With that in mind, now is the ideal time for organisations to check their heating systems are working as they are most used between October and February when temperatures drop, and when cold fresh air from ventilation systems or open windows needs to be ‘offset’ with reliable and consistent atmospheric temperature control indoors.
The importance of maintaining heating systems
If your HVAC system is not adequately maintained, it may be working inefficiently, will probably deliver inconsistent temperature and could prove faulty at the most inappropriate time when a cold-snap hits. Seasonal heating maintenance is essential to prolonging the life of your equipment, as it ensures all system components are checked, cleaned and maintained to prevent minor issues turning into major problems during the winter months.
While many business owners avoid routine maintenance due to the perceived cost, regular maintenance can work to lower the long-term running costs behind your heating and ventilation systems and protect you against unsafe operation that could significantly impact business continuity. This is particularly important for organisations with compliance concerns.

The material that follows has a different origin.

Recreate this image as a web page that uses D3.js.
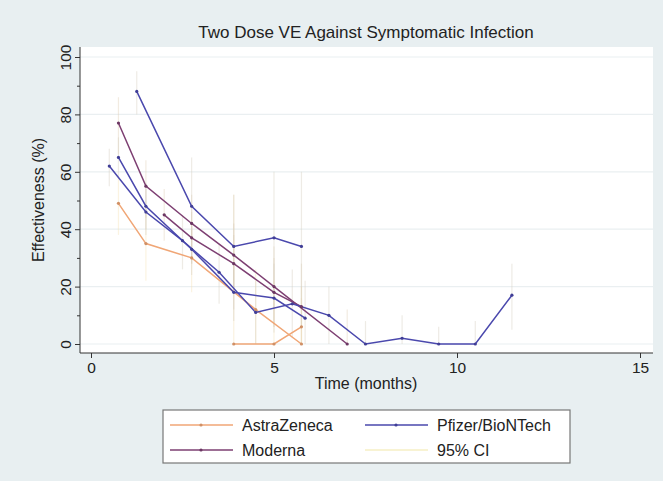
<!DOCTYPE html>
<html>
<head>
<meta charset="utf-8">
<script src="https://cdn.jsdelivr.net/npm/d3@7"></script>
<style>
  body { margin: 0; background: #e8eff1; }
  svg { display: block; font-family: "Liberation Sans", Arial, sans-serif; }
</style>
</head>
<body>
<div id="chart"></div>
<script>
// one set of arrays per study line: time (months), VE (%), 95% CI
const azA_time = [0.75, 1.5, 2.75, 4.5, 5.75];
const azA_ve   = [49, 35, 30, 12, 0];
const azA_lo   = [38, 22, 18, 0, 0];
const azA_hi   = [58, 46, 40, 26, 16];

const azB_time = [3.9, 5, 5.75];
const azB_ve   = [0, 0, 6];
const azB_lo   = [0, 0, 0];
const azB_hi   = [52, 22, 20];

const modA_time = [0.75, 1.5, 2.75, 3.9, 5, 7];
const modA_ve   = [77, 55, 42, 31, 20, 0];
const modA_lo   = [66, 44, 30, 18, 6, 0];
const modA_hi   = [86, 64, 52, 42, 34, 12];

const modB_time = [2, 2.75, 3.9, 5, 5.75];
const modB_ve   = [45, 37, 28, 18, 13];
const modB_lo   = [36, 28, 18, 6, 0];
const modB_hi   = [54, 46, 38, 30, 28];

const pfA_time = [1.25, 2.75, 3.9, 5, 5.75];
const pfA_ve   = [88, 48, 34, 37, 34];
const pfA_lo   = [80, 28, 12, 12, 6];
const pfA_hi   = [95, 65, 52, 60, 60];

const pfB_time = [0.5, 1.5, 2.5, 3.5, 4.5, 5.5, 6.5, 7.5, 8.5, 9.5, 10.5, 11.5];
const pfB_ve   = [62, 46, 36, 25, 11, 14, 10, 0, 2, 0, 0, 17];
const pfB_lo   = [55, 38, 26, 14, 0, 2, 0, 0, 0, 0, 0, 5];
const pfB_hi   = [68, 54, 45, 35, 22, 26, 20, 8, 10, 6, 8, 28];

const pfC_time = [0.75, 1.5, 2.75, 3.9, 5, 5.85];
const pfC_ve   = [65, 48, 33, 18, 16, 9];
const pfC_lo   = [58, 40, 24, 8, 4, 0];
const pfC_hi   = [72, 56, 42, 28, 28, 22];

const vaccines = ["AstraZeneca", "Moderna", "Pfizer/BioNTech"];
const vaccineColors = ["#f0a676", "#7d3f72", "#4a48ad"];
const ciLabel = "95% CI";
const ciColor = "#f6efc4";

const xTicks = [0, 5, 10, 15];
const yTicks = [0, 20, 40, 60, 80, 100];
const yMinorTicks = [10, 30, 50, 70, 90];

const studies = [
    { vaccine: "AstraZeneca", time: azA_time, ve: azA_ve, lo: azA_lo, hi: azA_hi },
    { vaccine: "AstraZeneca", time: azB_time, ve: azB_ve, lo: azB_lo, hi: azB_hi },
    { vaccine: "Moderna", time: modA_time, ve: modA_ve, lo: modA_lo, hi: modA_hi },
    { vaccine: "Moderna", time: modB_time, ve: modB_ve, lo: modB_lo, hi: modB_hi },
    { vaccine: "Pfizer/BioNTech", time: pfA_time, ve: pfA_ve, lo: pfA_lo, hi: pfA_hi },
    { vaccine: "Pfizer/BioNTech", time: pfB_time, ve: pfB_ve, lo: pfB_lo, hi: pfB_hi },
    { vaccine: "Pfizer/BioNTech", time: pfC_time, ve: pfC_ve, lo: pfC_lo, hi: pfC_hi }
];

const width = 663, height = 481;
const plot = { left: 80, right: 653, top: 47, bottom: 353 };

const color = d3.scaleOrdinal().domain(vaccines).range(vaccineColors);
const x = d3.scaleLinear().domain([0, 15]).range([91, 640]);
const y = d3.scaleLinear().domain([0, 100]).range([344, 57]);

const svg = d3.select("#chart").append("svg").attr("width", width).attr("height", height);

svg.append("rect").attr("width", width).attr("height", height).attr("fill", "#e8eff1");
svg.append("rect").attr("x", plot.left).attr("y", plot.top)
    .attr("width", plot.right - plot.left).attr("height", plot.bottom - plot.top).attr("fill", "#fff");

// grid
svg.append("g").selectAll("line").data(yTicks).join("line")
    .attr("x1", plot.left).attr("x2", plot.right)
    .attr("y1", d => y(d)).attr("y2", d => y(d))
    .attr("stroke", "#eaeff1").attr("stroke-width", 1.2);

// title
svg.append("text").attr("x", 366).attr("y", 38).attr("text-anchor", "middle")
    .attr("font-size", 17).attr("fill", "#222").text("Two Dose VE Against Symptomatic Infection");

// axes
const yAxis = svg.append("g").attr("transform", `translate(${plot.left},0)`)
    .call(d3.axisLeft(y).tickValues(yTicks).tickSize(5).tickPadding(4));
yAxis.select(".domain").remove();
svg.append("g").attr("transform", `translate(${plot.left},0)`)
    .call(d3.axisLeft(y).tickValues(yMinorTicks).tickSize(3).tickFormat(""))
    .select(".domain").remove();
yAxis.selectAll("text")
    .attr("transform", "rotate(-90)")
    .attr("x", 0).attr("y", -9).attr("dy", 0)
    .attr("text-anchor", "middle").attr("font-size", 15.5);

const xAxis = svg.append("g").attr("transform", `translate(0,${plot.bottom})`)
    .call(d3.axisBottom(x).tickValues(xTicks).tickSize(5).tickPadding(4));
xAxis.select(".domain").remove();
xAxis.selectAll("text").attr("font-size", 15.5);

svg.append("line").attr("x1", plot.left).attr("x2", plot.left)
    .attr("y1", plot.top).attr("y2", plot.bottom).attr("stroke", "#333");
svg.append("line").attr("x1", plot.left).attr("x2", plot.right)
    .attr("y1", plot.bottom).attr("y2", plot.bottom).attr("stroke", "#333");
svg.selectAll(".tick line").attr("stroke", "#333");
svg.selectAll(".tick text").attr("fill", "#222").attr("font-family", "Liberation Sans, Arial, sans-serif");

svg.append("text").attr("transform", "translate(44,200) rotate(-90)").attr("text-anchor", "middle")
    .attr("font-size", 16).attr("fill", "#222").text("Effectiveness (%)");
svg.append("text").attr("x", 366).attr("y", 389).attr("text-anchor", "middle")
    .attr("font-size", 16).attr("fill", "#222").text("Time (months)");

// CI lines
const pts = studies.flatMap(s => s.time.map((t, i) => ({ t, ve: s.ve[i], lo: s.lo[i], hi: s.hi[i], vaccine: s.vaccine })));
svg.append("g").selectAll("line").data(pts).join("line")
    .attr("x1", d => x(d.t)).attr("x2", d => x(d.t))
    .attr("y1", d => y(d.lo)).attr("y2", d => y(d.hi))
    .attr("stroke", d => d3.interpolateRgb(color(d.vaccine), ciColor)(0.8))
    .attr("stroke-opacity", 0.4)
    .attr("stroke-width", 1.2);

// study lines
const line = d3.line().x(d => x(d[0])).y(d => y(d[1]));
svg.append("g").selectAll("path").data(studies).join("path")
    .attr("d", s => line(s.time.map((t, i) => [t, s.ve[i]])))
    .attr("fill", "none").attr("stroke", s => color(s.vaccine)).attr("stroke-width", 1.5);
svg.append("g").selectAll("circle").data(pts).join("circle")
    .attr("cx", d => x(d.t)).attr("cy", d => y(d.ve)).attr("r", 1.6)
    .attr("fill", d => d3.color(color(d.vaccine)).darker(0.4));

// legend
const lg = svg.append("g");
lg.append("rect").attr("x", 163).attr("y", 410).attr("width", 407).attr("height", 53)
    .attr("fill", "#fff").attr("stroke", "#777").attr("stroke-width", 1.2);
const legendItems = [
    { label: vaccines[0], col: 0, row: 0, stroke: color(vaccines[0]), dot: true },
    { label: vaccines[2], col: 1, row: 0, stroke: color(vaccines[2]), dot: true },
    { label: vaccines[1], col: 0, row: 1, stroke: color(vaccines[1]), dot: true },
    { label: ciLabel, col: 1, row: 1, stroke: ciColor, dot: false }
];
const li = lg.selectAll("g").data(legendItems).join("g")
    .attr("transform", d => `translate(${170 + d.col * 195},${425 + d.row * 25})`);
li.append("line").attr("x1", 0).attr("x2", 63).attr("stroke", d => d.stroke).attr("stroke-width", 1.6);
li.filter(d => d.dot).append("circle").attr("cx", 31).attr("r", 1.6).attr("fill", d => d3.color(d.stroke).darker(0.4));
li.append("text").attr("x", 72).attr("dy", "0.36em").attr("font-size", 16).attr("fill", "#222").text(d => d.label);
</script>
</body>
</html>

An effective maintenance check-up will also extend the lifespan of your equipment, increase cost effectiveness, and ensure your equipment is operating safely at all times.

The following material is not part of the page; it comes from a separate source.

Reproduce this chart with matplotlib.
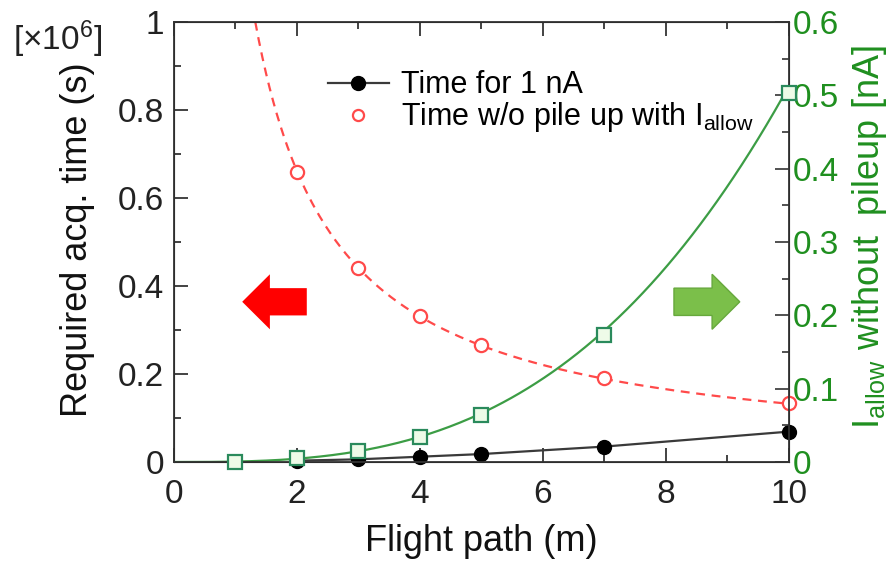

The benefits of ‘fully comprehensive’ cover
In addition to reviewing boilers, cylinders and tanks themselves, autumn can also be treated as an opportunity for you to take stock of your support personnel and ensure you have a trustworthy network of engineers who will be able to provide a quick response in case of an emergency – regardless of any increased demand that comes with colder weather – and who have the necessary protocols in place to comply with any revived working restrictions that may be put back in place.
It also provides a window for you to look for new technologies available in the heating market that could reduce your reliance on physical engineer support.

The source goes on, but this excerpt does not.